Stage 1 System Design
For this blog I am going to design a relay control system that can be manually controlled from a fixed keypad on a wall and controlled via a device on the local network. The relays could be used for pretty much anything but I will use them to multiplex incoming video feeds from various wired CCTV cameras. Note that the video signal itself is not processed via the microcontrollers, merely switched by the relays.
My system will consist of three nodes:
A - Keypad Node - Monitors the keypad and transmits when a key is pressed
B - Relay Node - Listens for incoming messages and switches the relays on and off
C - Monitor Node - Bridges the CAN bus signals to a PC via USB connection
For nodes A and B I will use an EB006 with a PIC16F1937 device and EB018 boards to do the CAN bus communications.

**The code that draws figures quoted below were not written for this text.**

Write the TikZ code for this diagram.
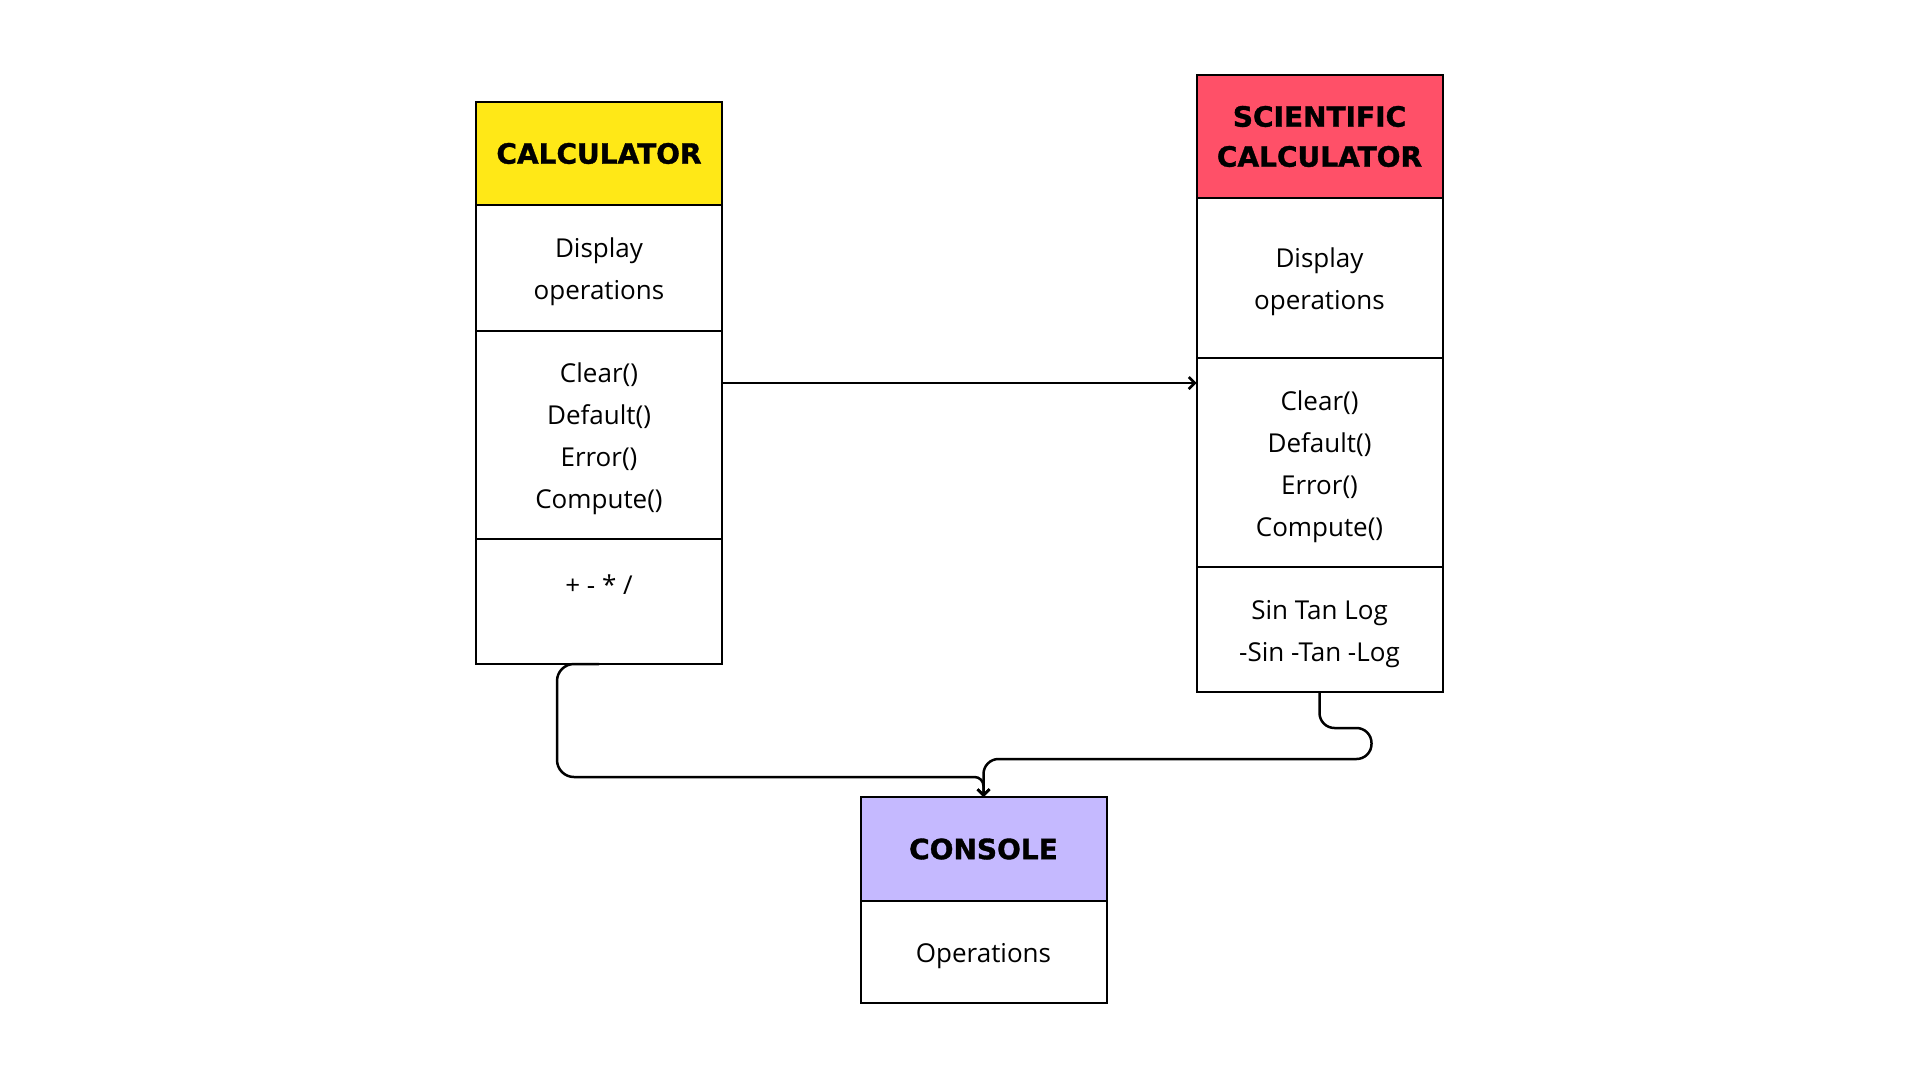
\documentclass[tikz,border=0pt]{standalone}
\usepackage{fontspec}
\setmainfont{Open Sans}
\newfontfamily\headfont{DejaVu Sans}[FakeBold=1.2]
\usetikzlibrary{calc,arrows.meta}
\definecolor{calcyellow}{HTML}{FFE817}
\definecolor{scired}{HTML}{FF5068}
\definecolor{conspurple}{HTML}{C5B9FF}
\newcommand\partstrut{\rule{0pt}{28pt}}

\begin{document}
\begin{tikzpicture}[x=1pt,y=-1pt]
  \tikzset{head/.style={draw,line width=2pt,outer sep=0pt,anchor=north,minimum width=246,inner sep=0pt,align=center,font=\headfont\bfseries\fontsize{28}{40}\selectfont},
    part/.style={draw,line width=2pt,outer sep=0pt,anchor=north,minimum width=246,inner sep=0pt,align=center,font=\fontsize{26}{42}\selectfont},
    link/.style={line width=2.5pt,-{Straight Barb[length=6pt,width=12pt]}}};
  \fill[white] (0,0) rectangle (1920,1080);
  \useasboundingbox (0,0) rectangle (1920,1080);
  % calculator
  \node[head,fill=calcyellow,minimum height=103] (C) at (599,102) {CALCULATOR};
  \node[part,minimum height=126] (C1) at (C.south) {\partstrut Display\\operations};
  \node[part,minimum height=208] (C2) at (C1.south) {\partstrut Clear()\\Default()\\Error()\\Compute()};
  \node[part,minimum height=125] (C3) at (C2.south) {\partstrut + - * /\\\mbox{}};
  % scientific calculator
  \node[head,fill=scired,minimum height=123] (S) at (1319.5,75) {SCIENTIFIC\\CALCULATOR};
  \node[part,minimum height=160] (S1) at (S.south) {\partstrut Display\\operations};
  \node[part,minimum height=209] (S2) at (S1.south) {\partstrut Clear()\\Default()\\Error()\\Compute()};
  \node[part,minimum height=125] (S3) at (S2.south) {\partstrut Sin Tan Log\\-Sin -Tan -Log};
  % console
  \node[head,fill=conspurple,minimum height=104] (K) at (983.5,797) {CONSOLE};
  \node[part,minimum height=102] (K1) at (K.south) {\partstrut Operations};
  \coordinate (a) at ($(C2.north east)!0.25!(C2.south east)$);
  \draw[link] (a) -- (a -| S2.west);
  \draw[link,rounded corners=17pt] (C3.south) -- ++(-42,0) -- ++(0,113) [rounded corners=9pt] -| (K.north);
  \draw[link,rounded corners=15pt] (S3.south) -- ++(0,36) -- ++(52,0) -- ++(0,31) -| (K.north);
\end{tikzpicture}
\end{document}
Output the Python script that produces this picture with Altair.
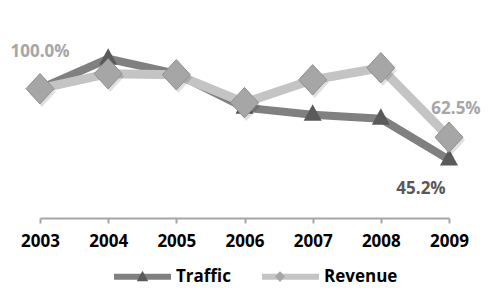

For node C as we also need USB communications I will use the MIAC as this has both USB and CAN built in.
Flowcode will be used to decode the signals and provide a web page based interface to the local network.

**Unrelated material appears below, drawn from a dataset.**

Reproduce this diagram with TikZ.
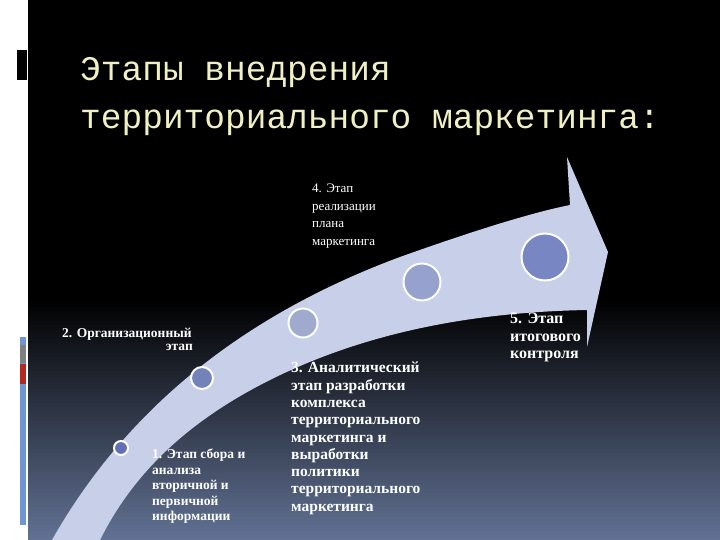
\documentclass[tikz,border=0pt]{standalone}
\usepackage{fontspec}
\setmainfont{Liberation Serif}
\newfontfamily\titlefont{Liberation Mono}
\definecolor{bgbot}{RGB}{98,114,148}
\definecolor{barblue}{RGB}{110,150,210}
\definecolor{barred}{RGB}{180,40,30}
\definecolor{arrowc}{RGB}{200,207,232}
\definecolor{cA}{RGB}{100,110,180}
\definecolor{cB}{RGB}{115,130,185}
\definecolor{cC}{RGB}{160,170,205}
\definecolor{cD}{RGB}{150,162,205}
\definecolor{cE}{RGB}{120,135,195}
\definecolor{titlec}{RGB}{240,240,195}
\begin{document}
\begin{tikzpicture}[x=1pt,y=-1pt,
  lbl/.style={text=white,align=left,inner sep=0pt},
  dot/.style={circle,draw=white,line width=2pt,fill=#1,inner sep=0pt}]
\useasboundingbox (0,0) rectangle (720,540);
\fill[white] (0,0) rectangle (720,540);
\fill[black] (28,0) rectangle (720,300);
\shade[top color=black,bottom color=bgbot] (28,299) rectangle (720,540);
\fill[black] (17,50) rectangle (27,80);
\fill[barblue] (20,337) rectangle (26,525);
\fill[gray] (20,345) rectangle (26,363);
\fill[barred] (20,364) rectangle (26,384);
% arrow
\fill[arrowc]
  (52,540) .. controls (120,420) and (230,320) .. (400,257)
  .. controls (470,232) and (530,213) .. (570,205)
  -- (567,157) -- (608,252) -- (587,347) -- (587,310)
  .. controls (480,312) and (370,330) .. (270,380)
  .. controls (180,425) and (130,480) .. (100,540) -- cycle;
\node[dot=cA,minimum size=14pt] (c1) at (121,448) {};
\node[dot=cB,minimum size=22pt] (c2) at (202,378) {};
\node[dot=cC,minimum size=29pt] (c3) at (303,323) {};
\node[dot=cD,minimum size=37pt] (c4) at (422,282) {};
\node[dot=cE,minimum size=47pt] (c5) at (545,257) {};
\node[anchor=north west,text=titlec,font=\titlefont\fontsize{34.5}{48}\selectfont,align=left,inner sep=0pt] (t) at (80,57) {Этапы внедрения\\территориального маркетинга:};
\node[lbl,anchor=north west,font=\fontsize{13}{17.5}\selectfont] (l4) at (312,184) {4. Этап\\реализации\\плана\\маркетинга};
\node[lbl,anchor=north west,font=\fontsize{13.5}{16}\selectfont\bfseries] (l2) at (62,328) {2. Организационный};
\node[lbl,anchor=north east,font=\fontsize{13.5}{16}\selectfont\bfseries] (l2b) at (193,344) {этап};
\node[lbl,anchor=north west,font=\fontsize{13.5}{15.5}\selectfont\bfseries] (l1) at (152,449) {1. Этап сбора и\\анализа\\вторичной и\\первичной\\информации};
\node[lbl,anchor=north west,font=\fontsize{15.5}{17.3}\selectfont\bfseries] (l3) at (291,362) {3. Аналитический\\этап разработки\\комплекса\\территориального\\маркетинга и\\выработки\\политики\\территориального\\маркетинга};
\node[lbl,anchor=north west,font=\fontsize{16}{17.5}\selectfont\bfseries] (l5) at (510,313) {5. Этап\\итогового\\контроля};
\end{tikzpicture}
\end{document}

Here is a conceptual block diagram of the setup.
The input video signals from the 4 cameras are wired into the N/O terminals of the relays board and the output video signal is wired to all four relays COMM terminal. This way when a relay is active it will pass it's input signal onto the output connection. Note we must be careful to only have one relay activated at a time or we will be essentially shorting two or more signals together.
Stage 2 Simulation
The first thing we need to do is create a simple system we can simulate to gain familiarity with the system. I only create programs for nodes A and B at the moment.
Node A
The node A program is a tight loop that checks the keypad and sends out signals as we need them.
Key 1 has been pressed - ID = 1, No data
Key 2 has been pressed - ID = 2, No data
Key 3 has been pressed - ID = 3, No data
Key 4 has been pressed - ID = 4, No data
Key 5 has been pressed - ID = 5, Data 0 = 5 seconds
Key 6 has been pressed - ID = 5, Data 0 = 10 seconds
Key 7 has been pressed - ID = 5, Data 0 = 15 seconds
Node B
The node B program is also a tight loop which checks for incoming CAN data and switches the various relays on and off using various IDs.
ID 1 = Camera 1 Active
ID 2 = Camera 2 Active
ID 3 = Camera 3 Active
ID 4 = Camera 4 Active
ID 5 = Camera Auto Cycle, Data 0 = Cycle delay speed in seconds
Whenever the relay output is altered we send out a signal to confirm the change has occurred.

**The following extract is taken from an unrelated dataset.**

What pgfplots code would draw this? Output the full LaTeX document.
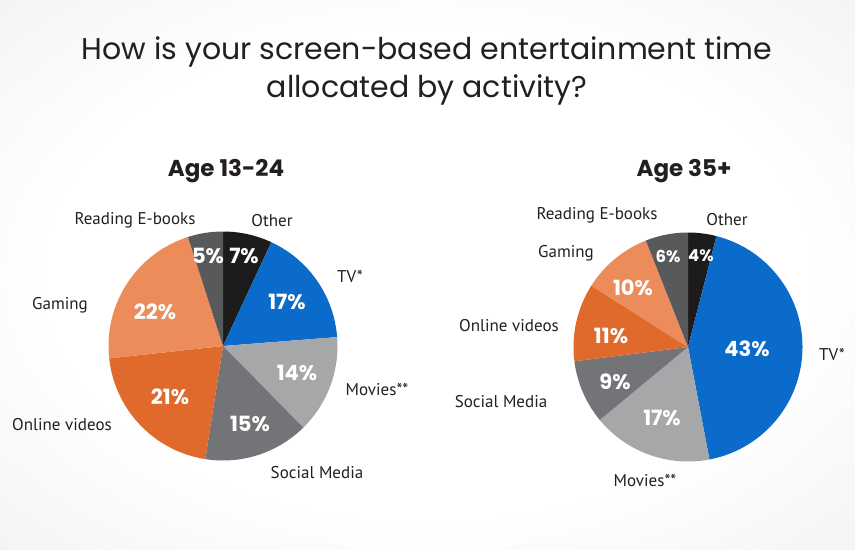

ID 6 = Camera Change, Data 0 = Current Camera, Data 1 = Current Mode Manual/Auto
By attaching the Injector (CAN) component to the Flowcode program and creating a simple CSV file we can decode the simulated transmitted CAN messages. Running the simulation and pressing keys on the keypad should generate console messages with decoded packet information.
Node A:
Stage 3 Hardware
Now we have our programs for nodes A and B it's time to transfer them to hardware and see if the system works.
With Nodes A and B connected together I can manually set the camera channel and automatic mode on Node B using the keypad on Node A.
So now it's time to bring the Flowcode simulation into the picture again and see if we can monitor the data on the bus.
We program the MIAC with the MIAC USB Slave Firmware and then the Node C program simply runs in the Flowcode simulation controlling the MIAC hardware via the USB connection.
Instructions for the MIAC USB slave component are available from here: http://www.matrixtsl.com/wiki/index.php?title=Component:_MIAC_USB_Slave_%28MIAC_Module%29
With The Node C program simulating I can press the keys 1-4 on the keypad and receive the following packet breakdown on the console window taken from the live data.
Pressing the keys 5-7 on the keypad enable the auto switching functionality with delays of 5, 10 and 15 seconds respectively. Every time the channel changes I get the corresponding message on my console.
Stage 4 Further analysis and application ideas
So now we have a working system which is fully operational and we can monitor the activity on the system. Lets see what else we can do.
The Program NodeC-Webserver combines the current functionality with the option to control the Flowcode simulation via a webpage. The webpage allows us to replicate the NodeA functionality which allows us to control the system from various points. i.e. The Keypad on Node A and local network web page requests to the Flowcode web server running on the PC.
Here is the output of the simulated web server running in a web browser.
Here is a log of the TCPIP console data, shown is a request for manual camera 3.
All the programs from this example are available from here: http://matrixtsl.com/blog/wp-content/uploads/2014/09/CAN-bus-with-decoding.zip
By using video input hardware on the PC and sharing the feed using webcam software I can create an iframe in the HTML for the web server NodeC code which refers to the feed from the camera and allow me to monitor the video via the web page. I can also record the feed using the PC software if I need to. By changing the server port and configuring my router to port forward the specific port to my PC's IP address I can then access the camera feed and control webpage from anywhere in the world with an internet connection.
Conclusions
CAN bus is a great tool for connecting several microcontroller systems together. It is very good with noisy environments or across long distances. It comes in external and internal flavors depending on your microcontroller device. Internal CAN simply requires a driver IC such as the MCP2551. External CAN requires a CAN transceiver IC such as a MCP2515 as well as the driver. The EB018 CAN E-blocks board datasheet shows the schematic for connecting up the IC's to a microcontroller.
When rolling out CAN to a system Flowcode 6 can be a very powerful tool in helping to get the hardware up and running as well as a link in the chain should you wish to do anything else e.g. a data bridge.
The MIAC Slave component will work with the Flowcode 6 simulation but will also work with products like Labview, MathLab and VB. Examples of this are available on the learning center.